> _Given exercise_
Print, word for word, the opening line of the data below and every line after it through the line that contains "fig.savefig('out.png', dpi=100)", but not the pictures.

> _Data listing_
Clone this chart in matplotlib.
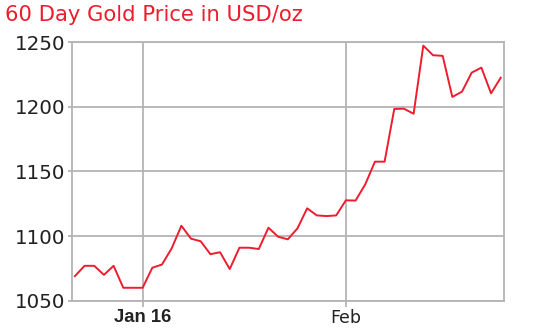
import matplotlib
matplotlib.use("Agg")
import matplotlib.pyplot as plt

# Цены золота (USD/oz), по торговым дням
prices = [1069, 1077, 1077, 1070, 1077, 1060, 1060, 1060, 1075.5, 1078,
          1090.5, 1108, 1098, 1096, 1086, 1087.5, 1074.5, 1091, 1091, 1090,
          1106.5, 1099.5, 1097.5, 1106, 1121.5, 1116, 1115.5, 1116, 1127.7, 1127.5,
          1140, 1157.6, 1157.6, 1198.4, 1198.6, 1194.7, 1247.4, 1240, 1239.5, 1207.7,
          1211.8, 1226.5, 1230.4, 1210.5, 1222.6]
days = list(range(len(prices)))
xtick_pos = [7, 28]
xtick_labels = ['Jan 16', 'Feb']
yticks = [1050, 1100, 1150, 1200, 1250]

grid_color = '#b4b4b4'

fig = plt.figure(figsize=(5.34, 3.34), dpi=100)
ax = fig.add_axes([0.1348, 0.0997, 0.8096, 0.7737])

ax.plot(days, prices, color='#ee1c2e', linewidth=1.4, zorder=3)

ax.set_xlim(-0.3, 44.37)
ax.set_ylim(1050, 1250)
ax.set_yticks(yticks)
ax.set_xticks(xtick_pos)
ax.set_xticklabels(xtick_labels, color='#222222')
jan, feb = ax.get_xticklabels()
jan.set_fontfamily('Liberation Sans')
jan.set_fontweight('bold')
jan.set_fontsize(13.3)
feb.set_fontsize(12.5)
for lbl in ax.get_yticklabels():
    lbl.set_fontsize(14.3)
    lbl.set_color('#222222')

ax.grid(True, color=grid_color, linewidth=1.3)
for s in ax.spines.values():
    s.set_color(grid_color)
    s.set_linewidth(1.3)
ax.tick_params(axis='x', length=4, color=grid_color, width=1.3, pad=2)
ax.tick_params(axis='y', length=3, color=grid_color, width=1.3, pad=2)

fig.text(0.009, 0.955, '60 Day Gold Price in USD/oz', color='#ee1c2e',
         fontsize=15.2, va='center', ha='left')

fig.savefig('out.png', dpi=100)
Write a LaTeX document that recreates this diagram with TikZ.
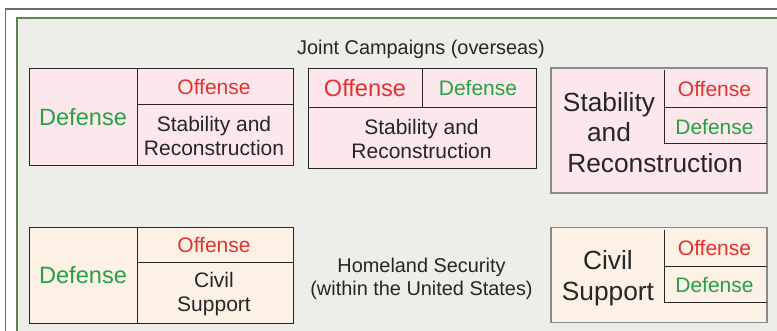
\documentclass[tikz,border=0pt]{standalone}
\usepackage{fontspec}
\setmainfont{Liberation Sans}
\definecolor{panelbg}{HTML}{EDEEE9}
\definecolor{framegray}{HTML}{6A6A6A}
\definecolor{framegreen}{HTML}{5E8552}
\definecolor{pinkfill}{HTML}{FCE8EC}
\definecolor{peachfill}{HTML}{FDF1E6}
\definecolor{offred}{HTML}{E4312F}
\definecolor{defgreen}{HTML}{25A244}
\definecolor{txtdark}{HTML}{262626}
\definecolor{boxgray}{HTML}{8A8A8A}

\begin{document}
\begin{tikzpicture}[x=1pt,y=-1pt,
	cellline/.style={draw=txtdark,line width=1pt},
	grayline/.style={draw=boxgray,line width=1.4pt},
	smalltxt/.style={font=\fontsize{21}{24}\selectfont,align=center,text=txtdark},
	midtxt/.style={font=\fontsize{23.6}{27}\selectfont,align=center},
	bigtxt/.style={font=\fontsize{26.3}{30.8}\selectfont,align=center,text=txtdark},
	lbltxt/.style={font=\fontsize{19.9}{23}\selectfont,align=center,text=txtdark}]
		\useasboundingbox (0,0) rectangle (777,330);
		\clip (0,0) rectangle (777,330);
		\fill [white] (0,0) rectangle (777,330);
		\fill [panelbg] (17,18) rectangle (800,350);
		\draw [framegray,line width=2pt] (5,8.5) -- (800,8.5);
		\draw [framegray,line width=1.2pt] (5.5,8) -- (5.5,350);
		\draw [framegreen,line width=2.2pt] (17,350) -- (17,18) -- (800,18);
		% joint campaigns, overseas
		\node [lbltxt] (jointlbl) at (421,49.5) {Joint Campaigns (overseas)};
		\draw [cellline,fill=pinkfill] (29,68) rectangle (293,165);
		\draw [cellline] (137,68) -- (137,165);
		\draw [cellline] (137,104) -- (293,104);
		\node [midtxt,text=defgreen] (odef) at (83,117) {Defense};
		\node [smalltxt,text=offred] (ooff) at (214,87) {Offense};
		\node [smalltxt] (ostab) at (214,135.5) {Stability and\\Reconstruction};
		\draw [cellline,fill=pinkfill] (308,68.5) rectangle (536,168);
		\draw [cellline] (422,68.5) -- (422,107.5);
		\draw [cellline] (308,107.5) -- (536,107.5);
		\node [midtxt,text=offred] (moff) at (365,88) {Offense};
		\node [smalltxt,text=defgreen] (mdef) at (478,88) {Defense};
		\node [smalltxt] (mstab) at (421.5,139) {Stability and\\Reconstruction};
		\draw [grayline,fill=pinkfill] (551,68) rectangle (767,193);
		\draw [cellline] (664,70) -- (664,143.5);
		\draw [cellline] (664,107.7) -- (767,107.7);
		\draw [cellline] (664,143.5) -- (767,143.5);
		\node [bigtxt] (rstab) at (609,117) {Stability\\and};
		\node [bigtxt] (rrec) at (655,163) {Reconstruction};
		\node [smalltxt,text=offred] (roff) at (714.5,89) {Offense};
		\node [smalltxt,text=defgreen] (rdef) at (714.5,126.5) {Defense};
		% homeland security, within the US
		\node [lbltxt] (homelbl) at (421.5,278.5) {Homeland Security\\(within the United States)};
		\draw [cellline,fill=peachfill] (29,227) rectangle (293,323);
		\draw [cellline] (137,227) -- (137,323);
		\draw [cellline] (137,262) -- (293,262);
		\node [midtxt,text=defgreen] (hdef) at (83,275) {Defense};
		\node [smalltxt,text=offred] (hoff) at (214,245) {Offense};
		\node [smalltxt] (hciv) at (214,294) {Civil\\Support};
		\draw [grayline,fill=peachfill] (551,227.5) rectangle (767,322.5);
		\draw [cellline] (664.5,230) -- (664.5,302.5);
		\draw [cellline] (664.5,266.7) -- (767,266.7);
		\draw [cellline] (664.5,302.5) -- (767,302.5);
		\node [bigtxt] (sciv) at (608,278) {Civil\\Support};
		\node [smalltxt,text=offred] (soff) at (714.5,247.5) {Offense};
		\node [smalltxt,text=defgreen] (sdef) at (714.5,285) {Defense};
	\end{tikzpicture}
\end{document}
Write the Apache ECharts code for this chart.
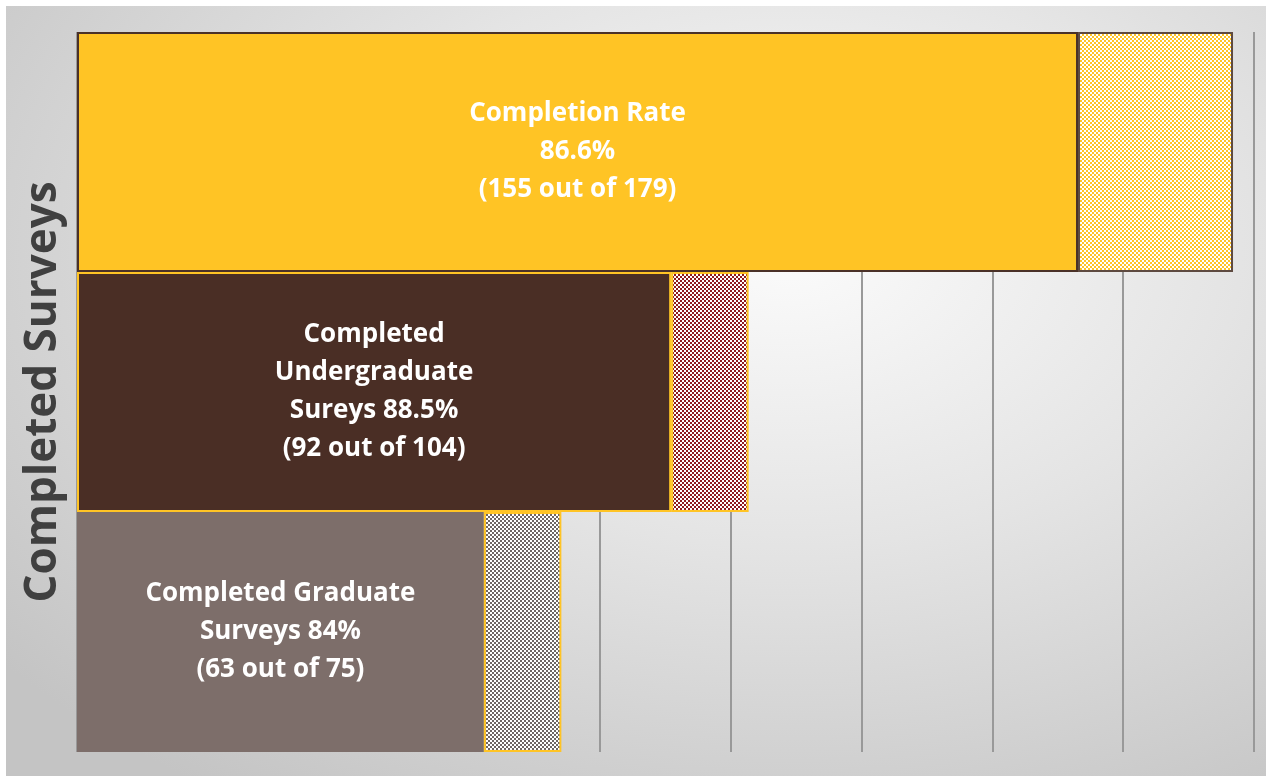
<!DOCTYPE html>
<html lang="en">
<head>
    <meta charset="UTF-8">
    <title>Completed Surveys</title>
    <style>
        html, body {
            margin: 0;
            padding: 0;
            background: #fff;
        }

        #chartmain {
            position: absolute;
            left: 6px;
            top: 6px;
            width: 1260px;
            height: 770px;
            /*灰色渐变背景*/
            background: radial-gradient(ellipse 80% 85% at 62% 32%, #fbfbfb 0%, #e4e4e4 45%, #c4c4c4 100%);
        }
    </style>
</head>
<body>
    <div id="chartmain"></div>
    <script src="https://cdn.jsdelivr.net/npm/echarts@6/dist/echarts.min.js"></script>
    <script type="text/javascript">
        // bottom to top
        var categories = ['Graduate', 'Undergraduate', 'All'];
        var completed = [63, 92, 155];
        var notCompleted = [12, 12, 24];
        var labels = [
            'Completed Graduate\nSurveys 84%\n(63 out of 75)',
            'Completed\nUndergraduate\nSureys 88.5%\n(92 out of 104)',
            'Completion Rate\n86.6%\n(155 out of 179)'
        ];
        var axisMax = 182.25;
        var axisStep = 20.25;

        // 棋盘格填充
        var checker = (color) => {
            let c = document.createElement('canvas');
            c.width = 4;
            c.height = 4;
            let ctx = c.getContext('2d');
            ctx.fillStyle = '#ffffff';
            ctx.fillRect(0, 0, 4, 4);
            ctx.fillStyle = color;
            ctx.fillRect(0, 0, 2, 2);
            ctx.fillRect(2, 2, 2, 2);
            return { image: c, repeat: 'repeat' };
        }

        var mainStyle = [
            { color: '#7d6e6a', borderColor: '#7d6e6a', borderWidth: 0 },
            { color: '#4a2e25', borderColor: '#ffc425', borderWidth: 2 },
            { color: '#ffc425', borderColor: '#4a3128', borderWidth: 2 }
        ];
        var restStyle = [
            { color: checker('#6e6664'), borderColor: '#ffc425', borderWidth: 2 },
            { color: checker('#8f1a1e'), borderColor: '#ffc425', borderWidth: 2 },
            { color: checker('#ffc425'), borderColor: '#5e4a40', borderWidth: 2 }
        ];

        var mychart = echarts.init(document.getElementById('chartmain'));
        var option = {
            animation: false,
            grid: {
                left: 71,
                top: 26,
                width: 1177,
                height: 720,
                outerBoundsMode: 'none',
                containLabel: false
            },
            xAxis: {
                type: 'value',
                min: 0,
                max: axisMax,
                interval: axisStep,
                axisLabel: { show: false },
                axisTick: { show: false },
                axisLine: { show: false },
                splitLine: {
                    show: true,
                    lineStyle: { color: '#999999', width: 2 }
                }
            },
            yAxis: {
                type: 'category',
                data: categories,
                axisLabel: { show: false },
                axisTick: { show: false },
                axisLine: { show: false },
                name: 'Completed Surveys',
                nameLocation: 'middle',
                nameRotate: 90,
                nameGap: 12,
                nameTextStyle: {
                    fontFamily: 'Open Sans',
                    fontSize: 44,
                    fontWeight: 'bold',
                    color: '#404040'
                }
            },
            series: [{
                    name: 'Completed',
                    type: 'bar',
                    stack: 'total',
                    barCategoryGap: '0%',
                    data: completed.map((v, i) => ({
                        value: v,
                        itemStyle: mainStyle[i],
                        label: { formatter: labels[i] }
                    })),
                    label: {
                        show: true,
                        position: 'inside',
                        color: '#ffffff',
                        fontFamily: 'Open Sans',
                        fontWeight: 'bold',
                        fontSize: 26,
                        lineHeight: 38,
                        align: 'center'
                    }
                },
                {
                    name: 'Not completed',
                    type: 'bar',
                    stack: 'total',
                    barCategoryGap: '0%',
                    data: notCompleted.map((v, i) => ({
                        value: v,
                        itemStyle: restStyle[i]
                    }))
                }
            ]
        };
        mychart.setOption(option, true);
    </script>
</body>
</html>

> _Complete response_
Clone this chart in matplotlib.
import matplotlib
matplotlib.use("Agg")
import matplotlib.pyplot as plt

# Цены золота (USD/oz), по торговым дням
prices = [1069, 1077, 1077, 1070, 1077, 1060, 1060, 1060, 1075.5, 1078,
          1090.5, 1108, 1098, 1096, 1086, 1087.5, 1074.5, 1091, 1091, 1090,
          1106.5, 1099.5, 1097.5, 1106, 1121.5, 1116, 1115.5, 1116, 1127.7, 1127.5,
          1140, 1157.6, 1157.6, 1198.4, 1198.6, 1194.7, 1247.4, 1240, 1239.5, 1207.7,
          1211.8, 1226.5, 1230.4, 1210.5, 1222.6]
days = list(range(len(prices)))
xtick_pos = [7, 28]
xtick_labels = ['Jan 16', 'Feb']
yticks = [1050, 1100, 1150, 1200, 1250]

grid_color = '#b4b4b4'

fig = plt.figure(figsize=(5.34, 3.34), dpi=100)
ax = fig.add_axes([0.1348, 0.0997, 0.8096, 0.7737])

ax.plot(days, prices, color='#ee1c2e', linewidth=1.4, zorder=3)

ax.set_xlim(-0.3, 44.37)
ax.set_ylim(1050, 1250)
ax.set_yticks(yticks)
ax.set_xticks(xtick_pos)
ax.set_xticklabels(xtick_labels, color='#222222')
jan, feb = ax.get_xticklabels()
jan.set_fontfamily('Liberation Sans')
jan.set_fontweight('bold')
jan.set_fontsize(13.3)
feb.set_fontsize(12.5)
for lbl in ax.get_yticklabels():
    lbl.set_fontsize(14.3)
    lbl.set_color('#222222')

ax.grid(True, color=grid_color, linewidth=1.3)
for s in ax.spines.values():
    s.set_color(grid_color)
    s.set_linewidth(1.3)
ax.tick_params(axis='x', length=4, color=grid_color, width=1.3, pad=2)
ax.tick_params(axis='y', length=3, color=grid_color, width=1.3, pad=2)

fig.text(0.009, 0.955, '60 Day Gold Price in USD/oz', color='#ee1c2e',
         fontsize=15.2, va='center', ha='left')

fig.savefig('out.png', dpi=100)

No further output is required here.